Wir dürfen nicht aus Naivität so tun, als würde man das nicht sehen. Als würden führende Parteimitglieder und ganze Landesverbände nicht für die ganze Partei stehen können – insbesondere, wenn sich niemand mehr distanziert. Die Partei verwendet bewusst mehrdeutige Aussagen, um radikale Botschaften zu vermitteln, die sie bei Kritik jedoch abstreiten kann. Dies erschwert es, ihre wahren Absichten zu erkennen, doch in der Gesamtschau wird ihre verfassungsfeindliche Ausrichtung klar. Gerade erst legte die AfD Sachsen-Anhalt einen Kranz mit dem NS-Spruch “Für Führer, Volk und Vaterland – Warum?” am Volkstrauertag nieder. Wie viele tausende Vorfälle braucht man noch?

Außerdem erklären die Rechtsexperten in ihrem Gutachten bei den vielen verfassungsfeindlichen Zitaten Zurechenbarkeit dieser Aussagen zur gesamten Partei. Die Juristen betonen, dass diese verfassungsfeindlichen Positionen nicht nur von Einzelpersonen vertreten werden, sondern von der Breite der Partei getragen und vom Bundesvorstand geduldet werden. Durch diese Einteilung zeigen die Juristen, dass die AfD nicht nur in Einzelfällen, sondern systematisch gegen die Grundwerte der Verfassung verstößt, was die Voraussetzungen für ein AfD-Verbot erfüllt.

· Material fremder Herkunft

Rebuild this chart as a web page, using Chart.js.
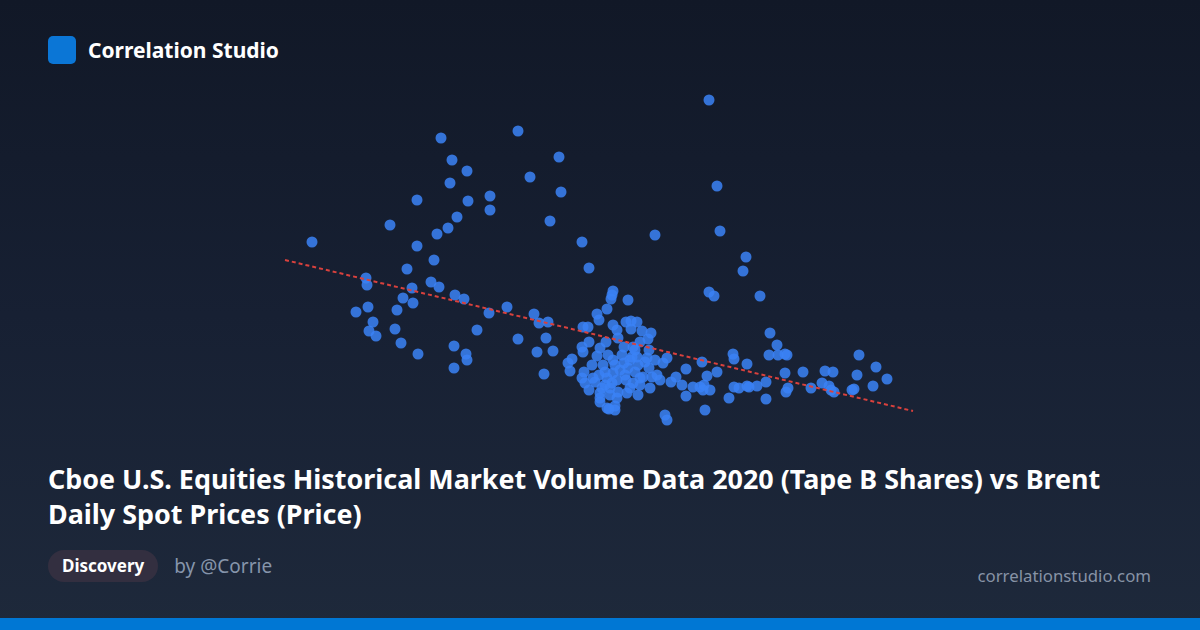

Die Politik muss jetzt handeln

Die AfD hat nicht nur mit ihrem jüngsten Beschluss auf dem AfD-Parteitag in Bayern ihre eigene Verfassungsfeindlichkeit bestätigt. Man braucht keinen Verfassungsschutz, um selbst zu sehen, dass diese Partei vollends rechtsextrem ist. Aber umso fahrlässiger ist es, dass der Verfassungsschutz diese Hochstufung zurückhält. Die Partei verfolgt offen eine Politik, die auf Ausgrenzung, Diskriminierung und die Abschaffung grundlegender demokratischer Rechte abzielt. Auf Vertreibungen auch deutscher Staatsbürger. Wir können Reden schwingen und von “wehrhafter Demokratie” sprechen. Aber die Demokratie verteidigt sich nicht von alleine. Das müssen wir auch tun. Wann fangen wir endlich damit an?